Thanks to Jeanne (and by default, Cole), I have been listening to WNYC’s Radiolab podcasts lately. So far, I’ve listened to the ones called “Choice,” “Emergence,” and “Memory and Forgetting.” You should really check out the podcasts. They’re about an hour long, so save it for the commute or something;) I’m not going to get into it completely but here’s a quick recap:
“Choice”–through the exploration of several interesting scientific experiments–explores how the brain makes decisions, almost always influenced by external factors. The conclusion? “The notion of a conscious will is an illusion.” I had some issues with this one, because I believed the experiments focused on solely sensory/empirically-based decisions, not ones in matters of relationships, politics or religion. But still an interesting one worth checking out.
“Emergence” explored the concept of spontaneous order, first focusing on an ant colony, of how complex order springs from a conglomeration of mindless, brainless insects, and then how different personalities of cities and local neighborhoods develop.
To me, the “Memory and Forgetting” podcast has proved the most interesting by far. They explore a series of memory experiments performed on rats. One of the scientists discovered that by introducing a drug at a specific moment when a memory is being created, that you can actually ERASE it. Even more intriguing is that AFTER the memory is being created, when the subject attempt to recall that memory, introduction of the drug at that specific moment of “memory creation” actually ERASES the memory pattern entirely.
One of my favorite films of all time is Eternal Sunshine of the Spotless Mind, a film built on the fictional premise that there is a medical clinic where you could go to in order to have memories–likely painful, hurtful ones–completely erased. However, I had always dismissed the idea of actually erasing specific memories as complete science fiction.
What the podcast revealed is that this movie was released two years after this scientist published his findings, that it is actually possible to erase a specific memory after it has been created. At one point, one of the podcasters says “An act of remembering is an act of creation,” meaning, that there is no secret vault or brain RAM locked away inside of ourselves that hold a “true memory” of reality. Everytime we remember an event in the past, our brains are actually re-creating the memory, so that what we “remember” will never be completely accurate. And the specific drug inhibits this memory-creating process for that specific event, if the memory is tied to a specific impression or trigger.

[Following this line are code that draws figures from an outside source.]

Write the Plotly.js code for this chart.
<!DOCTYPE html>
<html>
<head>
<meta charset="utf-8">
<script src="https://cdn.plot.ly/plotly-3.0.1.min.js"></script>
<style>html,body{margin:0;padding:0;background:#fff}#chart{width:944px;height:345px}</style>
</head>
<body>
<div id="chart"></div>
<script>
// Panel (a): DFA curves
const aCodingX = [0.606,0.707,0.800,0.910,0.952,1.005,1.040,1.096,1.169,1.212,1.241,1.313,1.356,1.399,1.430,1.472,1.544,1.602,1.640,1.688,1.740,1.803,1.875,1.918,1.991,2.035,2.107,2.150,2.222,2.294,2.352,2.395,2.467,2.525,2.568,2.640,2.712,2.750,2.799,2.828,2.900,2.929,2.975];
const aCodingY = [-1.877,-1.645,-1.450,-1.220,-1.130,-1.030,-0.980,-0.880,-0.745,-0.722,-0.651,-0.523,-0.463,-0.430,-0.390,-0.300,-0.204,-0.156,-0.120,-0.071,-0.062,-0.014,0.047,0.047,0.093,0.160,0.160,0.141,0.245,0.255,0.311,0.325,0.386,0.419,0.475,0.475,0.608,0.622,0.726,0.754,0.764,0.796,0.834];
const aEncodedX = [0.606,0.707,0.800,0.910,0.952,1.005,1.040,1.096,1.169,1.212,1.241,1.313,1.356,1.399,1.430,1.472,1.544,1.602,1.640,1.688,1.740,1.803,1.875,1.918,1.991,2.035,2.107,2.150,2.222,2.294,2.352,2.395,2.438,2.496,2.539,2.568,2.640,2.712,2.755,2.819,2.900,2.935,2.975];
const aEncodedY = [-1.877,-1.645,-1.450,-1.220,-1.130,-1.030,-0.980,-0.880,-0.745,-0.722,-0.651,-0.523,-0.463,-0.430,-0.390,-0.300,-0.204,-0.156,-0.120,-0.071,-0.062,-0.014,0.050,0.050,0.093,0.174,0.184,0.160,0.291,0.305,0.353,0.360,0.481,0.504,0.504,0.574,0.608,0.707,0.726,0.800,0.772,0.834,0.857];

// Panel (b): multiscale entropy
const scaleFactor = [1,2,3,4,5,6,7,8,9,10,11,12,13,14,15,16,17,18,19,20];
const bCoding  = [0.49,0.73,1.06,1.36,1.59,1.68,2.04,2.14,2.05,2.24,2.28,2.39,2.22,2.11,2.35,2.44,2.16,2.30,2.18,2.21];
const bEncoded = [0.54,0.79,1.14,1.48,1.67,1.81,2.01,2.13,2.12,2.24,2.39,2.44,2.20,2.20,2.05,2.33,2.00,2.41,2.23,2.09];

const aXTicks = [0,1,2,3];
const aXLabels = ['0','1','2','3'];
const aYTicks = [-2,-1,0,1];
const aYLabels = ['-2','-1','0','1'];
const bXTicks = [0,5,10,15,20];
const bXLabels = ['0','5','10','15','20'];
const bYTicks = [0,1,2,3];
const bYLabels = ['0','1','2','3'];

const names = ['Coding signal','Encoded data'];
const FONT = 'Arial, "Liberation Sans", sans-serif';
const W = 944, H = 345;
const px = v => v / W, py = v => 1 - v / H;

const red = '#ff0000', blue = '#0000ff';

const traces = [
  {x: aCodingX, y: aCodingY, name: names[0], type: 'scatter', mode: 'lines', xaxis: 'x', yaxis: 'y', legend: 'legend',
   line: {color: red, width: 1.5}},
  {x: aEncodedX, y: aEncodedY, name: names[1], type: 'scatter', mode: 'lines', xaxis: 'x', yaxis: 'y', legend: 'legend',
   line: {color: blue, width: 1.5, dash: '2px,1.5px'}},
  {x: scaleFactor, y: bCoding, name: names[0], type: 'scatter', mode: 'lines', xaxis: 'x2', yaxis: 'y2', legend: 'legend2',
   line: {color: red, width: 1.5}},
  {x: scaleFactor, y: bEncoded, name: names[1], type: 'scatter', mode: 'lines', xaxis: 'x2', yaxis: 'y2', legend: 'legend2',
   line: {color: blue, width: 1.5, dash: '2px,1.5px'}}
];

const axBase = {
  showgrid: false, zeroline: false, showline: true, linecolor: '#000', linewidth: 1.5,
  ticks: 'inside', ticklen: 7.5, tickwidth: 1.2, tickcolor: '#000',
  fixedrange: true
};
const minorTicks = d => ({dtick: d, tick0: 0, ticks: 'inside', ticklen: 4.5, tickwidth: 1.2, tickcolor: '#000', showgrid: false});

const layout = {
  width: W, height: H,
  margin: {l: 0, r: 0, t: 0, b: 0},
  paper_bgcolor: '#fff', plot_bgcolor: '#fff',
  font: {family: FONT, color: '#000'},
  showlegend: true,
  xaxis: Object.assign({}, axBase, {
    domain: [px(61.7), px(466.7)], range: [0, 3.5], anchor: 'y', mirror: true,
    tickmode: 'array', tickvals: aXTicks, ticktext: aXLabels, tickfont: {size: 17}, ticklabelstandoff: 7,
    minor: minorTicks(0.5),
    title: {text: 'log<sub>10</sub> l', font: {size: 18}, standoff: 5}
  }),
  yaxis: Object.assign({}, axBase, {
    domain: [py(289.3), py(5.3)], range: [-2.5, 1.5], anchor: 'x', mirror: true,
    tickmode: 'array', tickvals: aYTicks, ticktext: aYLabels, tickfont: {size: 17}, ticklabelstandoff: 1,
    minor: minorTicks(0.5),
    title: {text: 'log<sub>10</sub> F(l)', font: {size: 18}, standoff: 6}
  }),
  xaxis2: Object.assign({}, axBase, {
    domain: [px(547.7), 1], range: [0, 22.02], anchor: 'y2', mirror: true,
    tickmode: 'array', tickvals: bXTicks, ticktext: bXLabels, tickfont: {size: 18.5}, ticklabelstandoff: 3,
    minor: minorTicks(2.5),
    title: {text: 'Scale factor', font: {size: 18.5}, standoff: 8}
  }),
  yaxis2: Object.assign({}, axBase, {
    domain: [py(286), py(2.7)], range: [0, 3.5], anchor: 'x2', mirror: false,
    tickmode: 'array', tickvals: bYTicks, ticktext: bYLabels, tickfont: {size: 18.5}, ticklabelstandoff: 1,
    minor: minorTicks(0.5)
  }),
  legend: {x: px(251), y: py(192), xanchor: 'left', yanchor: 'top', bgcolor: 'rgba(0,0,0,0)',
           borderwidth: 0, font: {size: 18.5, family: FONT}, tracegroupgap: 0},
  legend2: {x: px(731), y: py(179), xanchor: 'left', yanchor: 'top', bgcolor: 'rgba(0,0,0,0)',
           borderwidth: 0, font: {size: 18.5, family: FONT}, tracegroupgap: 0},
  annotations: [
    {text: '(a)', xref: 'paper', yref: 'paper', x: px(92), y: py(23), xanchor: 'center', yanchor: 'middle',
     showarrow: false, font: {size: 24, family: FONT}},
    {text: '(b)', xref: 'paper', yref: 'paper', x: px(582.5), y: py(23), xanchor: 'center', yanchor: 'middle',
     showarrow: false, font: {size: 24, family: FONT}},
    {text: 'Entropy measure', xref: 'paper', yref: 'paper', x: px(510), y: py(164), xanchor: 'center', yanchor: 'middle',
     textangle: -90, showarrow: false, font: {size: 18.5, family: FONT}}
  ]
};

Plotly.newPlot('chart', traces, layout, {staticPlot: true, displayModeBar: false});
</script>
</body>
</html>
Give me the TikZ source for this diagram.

So the memory is essentially “erased,” even though that terminology is slightly inaccurate.
The podcast also explores planting false memories (scary stuff) and included examples from law school of how faulty eyewitnesses can be.

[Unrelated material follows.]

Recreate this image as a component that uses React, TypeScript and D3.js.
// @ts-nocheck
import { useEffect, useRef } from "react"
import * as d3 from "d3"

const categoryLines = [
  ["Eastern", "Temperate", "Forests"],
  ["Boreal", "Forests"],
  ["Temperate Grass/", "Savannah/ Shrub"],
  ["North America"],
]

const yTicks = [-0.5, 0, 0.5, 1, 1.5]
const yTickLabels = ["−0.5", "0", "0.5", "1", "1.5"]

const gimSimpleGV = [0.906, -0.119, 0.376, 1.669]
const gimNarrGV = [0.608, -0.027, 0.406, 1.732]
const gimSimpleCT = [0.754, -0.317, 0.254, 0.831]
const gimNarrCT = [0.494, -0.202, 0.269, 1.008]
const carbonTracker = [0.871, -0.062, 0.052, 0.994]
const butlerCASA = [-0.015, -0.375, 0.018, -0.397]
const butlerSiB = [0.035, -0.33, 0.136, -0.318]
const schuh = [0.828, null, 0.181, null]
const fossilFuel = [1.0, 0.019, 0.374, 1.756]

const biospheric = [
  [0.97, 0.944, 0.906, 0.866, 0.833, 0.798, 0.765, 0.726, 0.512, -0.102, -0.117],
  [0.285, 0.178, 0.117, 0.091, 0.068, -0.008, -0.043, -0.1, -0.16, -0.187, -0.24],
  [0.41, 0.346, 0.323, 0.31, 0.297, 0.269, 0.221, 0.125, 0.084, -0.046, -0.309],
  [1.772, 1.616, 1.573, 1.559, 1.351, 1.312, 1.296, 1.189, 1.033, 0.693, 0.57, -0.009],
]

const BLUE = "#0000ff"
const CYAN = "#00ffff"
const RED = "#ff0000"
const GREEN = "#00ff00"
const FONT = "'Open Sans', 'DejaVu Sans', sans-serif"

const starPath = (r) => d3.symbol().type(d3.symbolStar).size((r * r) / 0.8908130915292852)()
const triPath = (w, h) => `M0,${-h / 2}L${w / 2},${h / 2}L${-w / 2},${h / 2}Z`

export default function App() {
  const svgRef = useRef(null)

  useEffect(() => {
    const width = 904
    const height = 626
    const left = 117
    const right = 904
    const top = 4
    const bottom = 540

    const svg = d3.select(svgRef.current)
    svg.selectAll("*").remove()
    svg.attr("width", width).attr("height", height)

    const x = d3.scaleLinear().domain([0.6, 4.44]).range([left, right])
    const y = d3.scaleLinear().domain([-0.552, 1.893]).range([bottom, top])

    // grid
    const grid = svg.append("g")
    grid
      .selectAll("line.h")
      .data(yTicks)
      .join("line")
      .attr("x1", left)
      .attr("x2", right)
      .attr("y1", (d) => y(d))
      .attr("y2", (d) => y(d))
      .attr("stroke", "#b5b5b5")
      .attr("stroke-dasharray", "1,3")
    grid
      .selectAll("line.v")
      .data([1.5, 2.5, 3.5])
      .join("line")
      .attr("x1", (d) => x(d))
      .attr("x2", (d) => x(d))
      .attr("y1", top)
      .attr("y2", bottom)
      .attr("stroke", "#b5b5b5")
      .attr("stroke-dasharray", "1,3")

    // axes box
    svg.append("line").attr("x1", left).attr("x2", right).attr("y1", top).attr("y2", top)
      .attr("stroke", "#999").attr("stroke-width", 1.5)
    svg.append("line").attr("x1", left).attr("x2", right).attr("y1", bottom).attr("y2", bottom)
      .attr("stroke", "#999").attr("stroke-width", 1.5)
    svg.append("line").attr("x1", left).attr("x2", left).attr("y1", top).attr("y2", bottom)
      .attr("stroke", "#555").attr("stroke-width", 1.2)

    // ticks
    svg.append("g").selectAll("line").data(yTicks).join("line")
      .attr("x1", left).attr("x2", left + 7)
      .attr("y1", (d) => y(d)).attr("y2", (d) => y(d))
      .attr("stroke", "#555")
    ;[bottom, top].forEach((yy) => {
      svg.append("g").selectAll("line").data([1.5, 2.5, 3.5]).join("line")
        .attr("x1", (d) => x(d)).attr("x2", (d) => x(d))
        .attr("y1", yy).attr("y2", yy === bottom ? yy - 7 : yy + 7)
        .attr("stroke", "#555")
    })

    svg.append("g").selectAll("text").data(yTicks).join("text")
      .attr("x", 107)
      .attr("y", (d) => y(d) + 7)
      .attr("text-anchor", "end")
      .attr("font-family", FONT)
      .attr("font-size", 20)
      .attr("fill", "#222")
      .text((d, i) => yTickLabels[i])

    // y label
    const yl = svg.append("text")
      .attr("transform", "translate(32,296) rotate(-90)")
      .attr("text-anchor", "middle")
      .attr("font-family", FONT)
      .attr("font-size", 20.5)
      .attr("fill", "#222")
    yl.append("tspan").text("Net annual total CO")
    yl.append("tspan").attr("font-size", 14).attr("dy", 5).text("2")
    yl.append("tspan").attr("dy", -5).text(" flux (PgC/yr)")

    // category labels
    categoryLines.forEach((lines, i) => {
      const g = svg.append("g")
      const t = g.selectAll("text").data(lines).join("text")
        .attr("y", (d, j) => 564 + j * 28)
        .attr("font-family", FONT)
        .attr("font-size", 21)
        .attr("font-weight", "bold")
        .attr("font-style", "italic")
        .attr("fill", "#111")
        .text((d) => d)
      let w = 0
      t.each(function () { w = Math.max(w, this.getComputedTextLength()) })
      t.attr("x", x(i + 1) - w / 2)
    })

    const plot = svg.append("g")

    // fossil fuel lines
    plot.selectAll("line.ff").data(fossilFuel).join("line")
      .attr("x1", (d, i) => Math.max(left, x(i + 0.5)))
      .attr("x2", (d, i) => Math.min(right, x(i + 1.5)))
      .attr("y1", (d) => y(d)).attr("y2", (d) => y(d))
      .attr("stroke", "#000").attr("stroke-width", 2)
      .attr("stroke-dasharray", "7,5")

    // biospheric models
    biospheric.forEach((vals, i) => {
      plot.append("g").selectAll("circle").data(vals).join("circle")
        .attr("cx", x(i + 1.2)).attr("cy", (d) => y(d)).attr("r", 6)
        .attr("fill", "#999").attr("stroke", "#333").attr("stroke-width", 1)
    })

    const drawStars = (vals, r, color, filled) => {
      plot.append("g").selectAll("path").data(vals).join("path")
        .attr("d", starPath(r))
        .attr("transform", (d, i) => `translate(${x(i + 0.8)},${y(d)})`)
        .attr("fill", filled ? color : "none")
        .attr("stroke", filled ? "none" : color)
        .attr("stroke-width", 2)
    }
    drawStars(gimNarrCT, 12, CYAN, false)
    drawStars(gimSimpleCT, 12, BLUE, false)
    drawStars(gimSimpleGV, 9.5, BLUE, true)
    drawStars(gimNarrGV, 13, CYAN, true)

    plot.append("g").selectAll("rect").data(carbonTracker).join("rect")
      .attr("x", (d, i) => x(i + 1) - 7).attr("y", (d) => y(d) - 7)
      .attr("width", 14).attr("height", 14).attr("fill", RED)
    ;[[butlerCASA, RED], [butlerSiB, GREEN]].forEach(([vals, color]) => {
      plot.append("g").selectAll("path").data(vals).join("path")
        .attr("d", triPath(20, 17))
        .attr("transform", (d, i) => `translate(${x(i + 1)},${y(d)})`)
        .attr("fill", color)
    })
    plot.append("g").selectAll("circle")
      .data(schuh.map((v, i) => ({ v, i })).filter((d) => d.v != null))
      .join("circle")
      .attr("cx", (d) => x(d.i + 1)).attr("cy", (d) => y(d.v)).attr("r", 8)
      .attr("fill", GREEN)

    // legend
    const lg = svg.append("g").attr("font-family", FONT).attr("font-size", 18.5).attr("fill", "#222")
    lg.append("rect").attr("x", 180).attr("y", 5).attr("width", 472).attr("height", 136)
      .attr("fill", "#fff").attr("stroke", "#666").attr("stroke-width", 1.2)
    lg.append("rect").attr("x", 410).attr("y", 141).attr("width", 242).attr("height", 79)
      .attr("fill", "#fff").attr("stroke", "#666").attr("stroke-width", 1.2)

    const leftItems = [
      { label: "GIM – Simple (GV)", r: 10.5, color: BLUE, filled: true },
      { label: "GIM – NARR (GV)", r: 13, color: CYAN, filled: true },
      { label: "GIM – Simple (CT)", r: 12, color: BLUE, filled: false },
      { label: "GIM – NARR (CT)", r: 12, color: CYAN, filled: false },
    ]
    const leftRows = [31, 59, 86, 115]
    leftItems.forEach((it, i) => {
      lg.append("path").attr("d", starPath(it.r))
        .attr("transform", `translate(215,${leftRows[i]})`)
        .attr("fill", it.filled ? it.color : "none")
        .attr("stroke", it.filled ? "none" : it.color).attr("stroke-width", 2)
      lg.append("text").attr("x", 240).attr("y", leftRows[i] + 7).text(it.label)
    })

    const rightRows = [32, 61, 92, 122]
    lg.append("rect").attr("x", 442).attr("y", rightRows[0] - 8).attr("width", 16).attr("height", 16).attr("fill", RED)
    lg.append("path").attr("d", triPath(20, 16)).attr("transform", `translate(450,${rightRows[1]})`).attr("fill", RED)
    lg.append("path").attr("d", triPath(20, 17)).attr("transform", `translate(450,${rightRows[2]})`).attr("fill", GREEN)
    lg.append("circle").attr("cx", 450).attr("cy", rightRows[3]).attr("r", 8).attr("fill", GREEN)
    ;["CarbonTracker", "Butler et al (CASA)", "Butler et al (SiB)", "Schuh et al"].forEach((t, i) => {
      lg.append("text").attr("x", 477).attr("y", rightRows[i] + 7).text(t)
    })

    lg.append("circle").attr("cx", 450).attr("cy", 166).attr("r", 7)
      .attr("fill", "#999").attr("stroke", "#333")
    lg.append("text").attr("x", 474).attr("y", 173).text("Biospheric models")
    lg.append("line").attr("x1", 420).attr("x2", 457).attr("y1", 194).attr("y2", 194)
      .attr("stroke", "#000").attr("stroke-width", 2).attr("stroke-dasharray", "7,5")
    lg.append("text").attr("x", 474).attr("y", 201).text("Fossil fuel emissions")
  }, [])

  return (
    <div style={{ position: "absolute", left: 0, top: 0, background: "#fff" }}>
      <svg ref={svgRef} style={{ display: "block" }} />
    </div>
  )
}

Jodie and I tried to plant a false memory in Oscar last night. Didn’t work.
The podcast concludes with a unique case of amnesia. Interesting story which, again, you can should check out when you’ve got the time…
Jeanne asked me if I would ever want to have painful memories erased, and what kind of person I think I would be if I were walking around with only happy memories. I’ve actually thought of this before because of the Eternal Sunshine movie, but I’ve always concluded that I would want all my memories intact, the lovely and the painful. Anything less would be a half-life.
Maybe that’s simple, maybe that’s naive, but eradicating any memory of suffering–in my opinion–would diminish the importance of joy. My pain and suffering–as minimal as it may be compared to others–in addition to the happy memories has made me into the person I am. Memories may be hard and painful but they belong to me.
Not to mention, there’s something within me that rebels against that concept because throughout history, God has always emphasized the art of remembering. He commanded altars of remembrance everywhere along the 40-year trail of wandering among the Israelites. His prophets lamented how Israel had forgotten where they came from and who they are. Christ–breaking bread and pouring out wine said–“Do this in remembrance of Me.” Christ, whose sole purpose in coming to earth was to redeem through suffering, some of His last words were essentially: “Remember…The good AND the bad.”
There’s a pattern of redemptive suffering in Christ’s life that I’m still trying to work out the implications for in my own life.
And I need my memory in order to do that.